O motivo? Num belo dia de 1157 a.C. (mais ou menos um ano), os mesmos trabalhadores que viviam em suas casas de adobe e se dedicavam a moldar os túmulos reais decidiram se posicionar. E, ao fazê-lo, desencadearam a primeira greve trabalhista da história, título hoje reconhecido pelo Guinness World Records.

Onde diabos está meu salário?

Os artesãos e trabalhadores do Egito de 3.200 anos atrás podem ter sido diferentes dos trabalhadores de hoje. Suas motivações não eram. O que esgotava a paciência dos trabalhadores de Deir el-Medina era a demora em receber seus salários, que recebiam em espécie, como grãos, cereais, peixe seco, cerveja, vegetais ou mesmo o usufruto de certas terras aráveis. 

Sabemos que os trabalhadores começaram a protestar quando estavam com pouco mais de uma semana de atraso no recebimento dos salários.
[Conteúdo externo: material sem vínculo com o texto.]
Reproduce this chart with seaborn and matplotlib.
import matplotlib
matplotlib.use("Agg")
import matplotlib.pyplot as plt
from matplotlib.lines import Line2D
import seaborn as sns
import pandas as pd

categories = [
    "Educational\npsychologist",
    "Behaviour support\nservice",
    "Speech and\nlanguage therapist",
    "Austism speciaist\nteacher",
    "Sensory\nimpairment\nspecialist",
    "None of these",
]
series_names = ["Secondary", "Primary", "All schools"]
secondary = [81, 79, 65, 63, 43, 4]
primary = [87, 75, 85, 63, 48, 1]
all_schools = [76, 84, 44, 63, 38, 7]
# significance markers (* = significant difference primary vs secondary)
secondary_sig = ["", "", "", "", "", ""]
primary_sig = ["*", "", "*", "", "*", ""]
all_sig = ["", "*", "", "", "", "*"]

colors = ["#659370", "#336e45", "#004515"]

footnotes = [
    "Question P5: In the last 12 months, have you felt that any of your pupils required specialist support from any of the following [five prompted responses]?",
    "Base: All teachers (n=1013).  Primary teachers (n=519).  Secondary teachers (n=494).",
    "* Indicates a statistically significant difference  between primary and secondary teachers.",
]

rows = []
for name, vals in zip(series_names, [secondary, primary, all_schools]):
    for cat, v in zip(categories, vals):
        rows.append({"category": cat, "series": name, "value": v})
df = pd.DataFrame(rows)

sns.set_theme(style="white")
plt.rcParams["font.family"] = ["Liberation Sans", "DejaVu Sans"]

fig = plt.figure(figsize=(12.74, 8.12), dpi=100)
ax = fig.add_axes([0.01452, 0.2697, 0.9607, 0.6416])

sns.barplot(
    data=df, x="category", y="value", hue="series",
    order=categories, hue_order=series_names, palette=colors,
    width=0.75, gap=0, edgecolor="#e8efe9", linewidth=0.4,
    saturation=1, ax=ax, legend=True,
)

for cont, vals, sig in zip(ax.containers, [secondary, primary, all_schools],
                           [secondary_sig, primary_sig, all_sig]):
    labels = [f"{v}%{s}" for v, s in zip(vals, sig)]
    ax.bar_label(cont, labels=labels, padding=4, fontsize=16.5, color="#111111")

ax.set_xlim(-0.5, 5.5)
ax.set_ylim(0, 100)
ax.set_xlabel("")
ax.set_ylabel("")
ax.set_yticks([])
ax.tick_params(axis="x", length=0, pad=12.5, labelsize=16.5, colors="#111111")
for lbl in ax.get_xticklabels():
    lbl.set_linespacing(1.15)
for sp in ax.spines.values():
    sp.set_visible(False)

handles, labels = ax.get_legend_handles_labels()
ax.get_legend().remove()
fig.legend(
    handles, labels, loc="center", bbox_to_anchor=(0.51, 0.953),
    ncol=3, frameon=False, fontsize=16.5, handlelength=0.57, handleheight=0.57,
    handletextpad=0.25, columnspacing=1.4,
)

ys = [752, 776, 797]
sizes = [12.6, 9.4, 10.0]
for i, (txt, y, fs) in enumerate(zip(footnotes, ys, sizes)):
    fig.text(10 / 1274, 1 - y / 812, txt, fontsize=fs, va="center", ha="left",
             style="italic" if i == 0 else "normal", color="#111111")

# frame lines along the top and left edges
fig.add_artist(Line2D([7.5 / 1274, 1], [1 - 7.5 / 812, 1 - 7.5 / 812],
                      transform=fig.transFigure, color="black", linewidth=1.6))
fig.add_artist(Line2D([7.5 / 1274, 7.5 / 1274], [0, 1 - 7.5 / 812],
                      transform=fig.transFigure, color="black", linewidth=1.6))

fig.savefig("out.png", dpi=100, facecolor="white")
Após 20 dias, a situação piorou e, já no segundo mês de atrasos, os artesãos decidiram finalmente largar as ferramentas e tomar uma posição. Os problemas, no entanto, não foram pontuais. Eles se arrastaram por vários anos.

As pistas de Amenenkaht

Se sabemos o que aconteceu naquele canto do Egito há 3.200 anos, isso se deve em grande parte a um escriba chamado Amenenkaht, responsável por tomar notas cuidadosas para relatar ao vizir. Por ele, sabemos que a greve começou durante o reinado de Ramsés III, que governou o reino aproximadamente de 1186 a.C. a 1155 a.C. Acredita-se que os problemas com os trabalhadores de Deir el-Medina começaram por volta de 1159 a.C. e se arrastaram, sem solução, até que "o sistema de pagamento para os trabalhadores da necrópole entrou em colapso total", comenta o egiptólogo Toby Wilkinson. 
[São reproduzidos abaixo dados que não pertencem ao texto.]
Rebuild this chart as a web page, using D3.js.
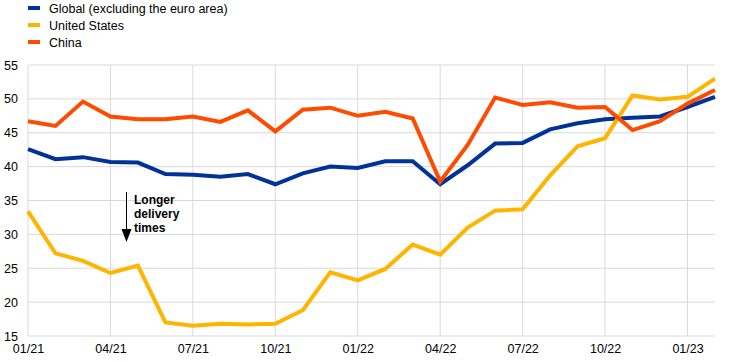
<!DOCTYPE html>
<html>
<head>
<meta charset="utf-8">
<script src="https://d3js.org/d3.v7.min.js"></script>
<style>
  body { margin: 0; background: #fff; }
  text { font-family: Arial, "Liberation Sans", sans-serif; }
</style>
</head>
<body>
<div id="chart"></div>
<script>
const w = 744;
const h = 362;

const months = ["01/21","02/21","03/21","04/21","05/21","06/21","07/21","08/21","09/21","10/21","11/21","12/21",
  "01/22","02/22","03/22","04/22","05/22","06/22","07/22","08/22","09/22","10/22","11/22","12/22",
  "01/23","02/23"];
const xTickLabels = ["01/21","04/21","07/21","10/21","01/22","04/22","07/22","10/22","01/23"];
const yTicks = [15, 20, 25, 30, 35, 40, 45, 50, 55];

const global = [42.6, 41.1, 41.4, 40.7, 40.6, 38.9, 38.8, 38.5, 38.9, 37.4, 39.0, 40.0,
  39.8, 40.8, 40.8, 37.4, 40.2, 43.4, 43.5, 45.5, 46.4, 47.0, 47.2, 47.4, 48.8, 50.3];
const unitedStates = [33.4, 27.2, 26.1, 24.3, 25.4, 17.0, 16.5, 16.8, 16.7, 16.8, 18.8, 24.4,
  23.2, 24.9, 28.5, 27.0, 31.0, 33.5, 33.7, 38.7, 43.0, 44.2, 50.5, 49.9, 50.3, 53.0];
const china = [46.7, 46.0, 49.6, 47.4, 47.0, 47.0, 47.4, 46.6, 48.3, 45.2, 48.4, 48.7,
  47.5, 48.1, 47.1, 37.8, 43.2, 50.2, 49.1, 49.5, 48.7, 48.8, 45.4, 46.7, 49.3, 51.3];

const series = [
  { name: "Global (excluding the euro area)", values: global, color: "#003299" },
  { name: "United States", values: unitedStates, color: "#ffb400" },
  { name: "China", values: china, color: "#ff4b00" }
];

const svg = d3.select("#chart")
  .append("svg")
  .attr("width", w)
  .attr("height", h);

const x = d3.scaleLinear()
  .domain([0, months.length - 1])
  .range([28, 715]);

const y = d3.scaleLinear()
  .domain([15, 55])
  .range([336, 65]);

// grid
svg.append("g")
  .selectAll("line")
  .data(yTicks)
  .enter()
  .append("line")
  .attr("x1", x(0))
  .attr("x2", x(months.length - 1))
  .attr("y1", d => y(d))
  .attr("y2", d => y(d))
  .attr("stroke", "#d9d9d9")
  .attr("stroke-width", 1);

svg.append("g")
  .selectAll("line")
  .data(xTickLabels)
  .enter()
  .append("line")
  .attr("x1", d => x(months.indexOf(d)))
  .attr("x2", d => x(months.indexOf(d)))
  .attr("y1", y(55))
  .attr("y2", y(15))
  .attr("stroke", "#d9d9d9")
  .attr("stroke-width", 1);

// axes
const yAxis = d3.axisLeft(y)
  .tickValues(yTicks)
  .tickSize(0)
  .tickPadding(10);

const yg = svg.append("g")
  .attr("transform", "translate(" + x(0) + ",0)")
  .call(yAxis);
yg.select(".domain").remove();
yg.selectAll("text").attr("font-size", "12.5px").attr("fill", "#000")
  .attr("font-family", "Arial, 'Liberation Sans', sans-serif");

const xAxis = d3.axisBottom(x)
  .tickValues(xTickLabels.map(d => months.indexOf(d)))
  .tickFormat(i => months[i])
  .tickSize(0)
  .tickPadding(8);

const xg = svg.append("g")
  .attr("transform", "translate(0," + y(15) + ")")
  .call(xAxis);
xg.select(".domain").remove();
xg.selectAll("text").attr("font-size", "12.5px").attr("fill", "#000")
  .attr("font-family", "Arial, 'Liberation Sans', sans-serif");

// lines
const line = d3.line()
  .x((d, i) => x(i))
  .y(d => y(d));

svg.selectAll("path.series")
  .data(series)
  .enter()
  .append("path")
  .attr("class", "series")
  .attr("d", d => line(d.values))
  .attr("fill", "none")
  .attr("stroke", d => d.color)
  .attr("stroke-width", 4)
  .attr("stroke-linejoin", "miter");

// legend
const legend = svg.append("g")
  .selectAll("g")
  .data(series)
  .enter()
  .append("g")
  .attr("transform", (d, i) => "translate(28," + (8 + i * 17) + ")");

legend.append("line")
  .attr("x1", 0)
  .attr("x2", 12)
  .attr("stroke", d => d.color)
  .attr("stroke-width", 4);

legend.append("text")
  .attr("x", 21)
  .attr("y", 4.5)
  .attr("font-size", "12.5px")
  .text(d => d.name);

// annotation
const ann = svg.append("g");
ann.append("line")
  .attr("x1", 126.5)
  .attr("x2", 126.5)
  .attr("y1", 192)
  .attr("y2", 232)
  .attr("stroke", "#000")
  .attr("stroke-width", 1);
ann.append("path")
  .attr("d", "M121.5,229 L131.5,229 L126.5,242 Z")
  .attr("fill", "#000");
ann.selectAll("text")
  .data(["Longer", "delivery", "times"])
  .enter()
  .append("text")
  .attr("x", 134)
  .attr("y", (d, i) => 204 + i * 14)
  .attr("font-size", "12px")
  .attr("font-weight", "bold")
  .text(d => d);
</script>
</body>
</html>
"Ano 20, segundo mês do Dilúvio, dia 10. Hoje, a equipe de trabalho rompeu os muros da necrópole [o posto de controle] gritando: 'Estamos com fome!'. Há 18 dias deste mês [os homens] estão sentados atrás do templo mortuário de Tutmés III", relatou o escriba em um documento hoje conhecido como Papiro da Greve. Ele até ecoa as amargas queixas dos artesãos da aldeia: "Se chegamos a este ponto, é por causa da fome e da sede; não há roupas, nem unguentos, nem peixe, nem vegetais..."

E o que eles fizeram?

Disseram chega. Recusaram-se a esperar mais por um pagamento que estava sendo adiado e foram à cidade gritando "Estamos com fome!" , deixando claras suas exigências no templo de Ramsés III e nos arredores de Tutmés III, onde até acamparam. Chegaram até mesmo ao armazém central de grãos em Tebas e bloquearam o acesso ao Vale dos Reis, dificultando que sacerdotes e familiares fizessem oferendas aos mortos.

Em uma longa ida e volta, eles conseguiram receber os salários atrasados ​​e tudo indica, sugere a História Mundial, que no final ambas as partes chegaram a um acordo para que os trabalhadores pudessem receber seus salários conforme o combinado.

Por que isso é importante?

O primeiro motivo é o significado histórico dos protestos. Não é absurdo pensar que situações semelhantes já tenham ocorrido antes, no Egito ou mesmo na Mesopotâmia. E alguns acreditam que a primeira greve real ocorreu séculos depois, em 494 a.C., em Roma, com a secessio plebis . A verdade, porém, é que a mobilização de artesãos e trabalhadores em Deir el-Medina é oficialmente considerada a primeira greve trabalhista documentada até hoje. Isso está, de fato, registrado no Guinness World Records.

Além desse "título", o episódio é relevante por seu impacto no Egito. Como Joshua J. Mark relembra em História Mundial, no antigo Egito havia um conceito básico chamado ma'at , o equilíbrio individual, social e universal que impunha uma série de responsabilidades ao faraó, incluindo o bem-estar da população, a segurança das fronteiras e a observância de ritos religiosos. 

Ramsés III destacou-se neste último, mas seu reinado foi marcado por turbulências econômicas que complicaram o pagamento aos artesãos. Ele então se viu em uma situação peculiar: protestos aos quais as autoridades não sabiam como reagir e que, de certa forma, "violavam o princípio de ma'at". Um marco que hoje faz Deir el-Medina se destacar nos livros de história.